Instill a Passion for Writing Short Stories

Quick writing tips and tricks to guide and polish learners' narrative writing.

By Ann Whittemore

Posted

Short story on a typewriter

When I was little, there was nothing I loved more that writing a short story. Short stories are fun, and they engage the imagination in a unique way. Writing a short story is an attainable challenge for young writers. It provides an opportunity for students to find their voice, and it may reveal a talent they didn't know they had. 

A Good Writer is a Good Reader

One of the keys to being a good writer is to be a good reader. It is important for writers to read a variety of authors and genres. To that end, before embarking on any story writing unit, I ask my class to read variety of short stories. I select several grade-appropriate short stories which exemplify the genre or style in which we are writing. We read some of the selected stories aloud as a class. Prior to reading, we go over the elements of a story: plot, setting, antagonist, protagonist, mood, and dialogue. I post a list of these elements where everyone can see it. As we read the story together, learners raise their hands when they hear each of the story elements. At the end of the narrative, the kids recall examples from the story for each of the story elements listed on the board. I recommend repeating this process with three short stories. Next, divide the class into groups, hand out a worksheet with a list of the story elements, provide a fourth short story, and ask each group to work together to read the story and identify the story elements. These exercises will provide a strong foundation for writing a short story.

A Good Writer Understands the Writing Process

Aside from reading great stories, there are a few things I like to do to make the writing process easy for my class. For younger kids, I usually color code each step we will undertake as we write our short stories. I label the steps: brainstorm, first draft, edit, revise, and final draft. Then each step is assigned a color. Using the appropriate colored tag board, I list the steps a writer must complete in each phase, and hang these lists on the wall to help my writers visualize where they are in the writing process. Next, I get five large envelopes marked with correlating colors for each child and staple them together so they can hang down under the child’s name on the class writing board. The kids label their envelopes with the step that belongs with that color. They write the word brainstorming in blue on the first envelope, drafting in red on the second, editing in yellow on the third, revising in purple on the fourth, and final in green on the fifth.

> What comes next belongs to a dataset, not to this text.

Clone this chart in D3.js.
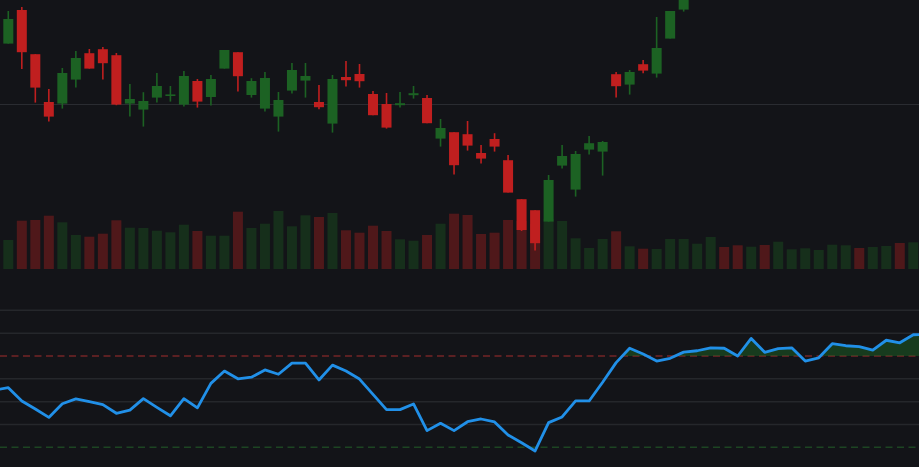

The great thing about this system is that it can be used for any writing project the class undertakes. Whether we are writing historical narratives, or compare/contrast essays, this folder system is an efficient, visual tool to aid our writing efforts. In addition, the folder system is beneficial for me, the teacher. I can see where each student is in the process; who is falling behind, and who is rushing ahead. This means I can provide immediate feedback to nudge my writers to work more carefully, quickly, or efficiently.  

A Good Writer Takes Advantage of Practice Opportunities

Modeling is one of the best ways to teach kids how to write. Consequently, I like to have my pupils work together as a class to write a story. Personal narratives seem to be the simplest genre for the first class story. Modeling means that I use myself as the example, so I offer three ideas for my personal narrative. As a class, we work together to choose which one would be the best choice to write about and why. Then we go through our color-coded writing steps as I expound upon the event that is the focus of my personal narrative. Tip: Unbeknownst to my pupils, I usually have a narrative written out ahead of time, that way the steps of the process flow more quickly, and I can manipulate the overall outcome of our “class” story.

Now that your budding authors have read short stories, followed a process to write a short story, and worked collaboratively to write a personal narrative, they are equipped and inspired to write whatever their hearts desire. Whether they prefer to write personal narratives, ghost stories, historical fiction, or prose, your students can confidently put their thoughts into words.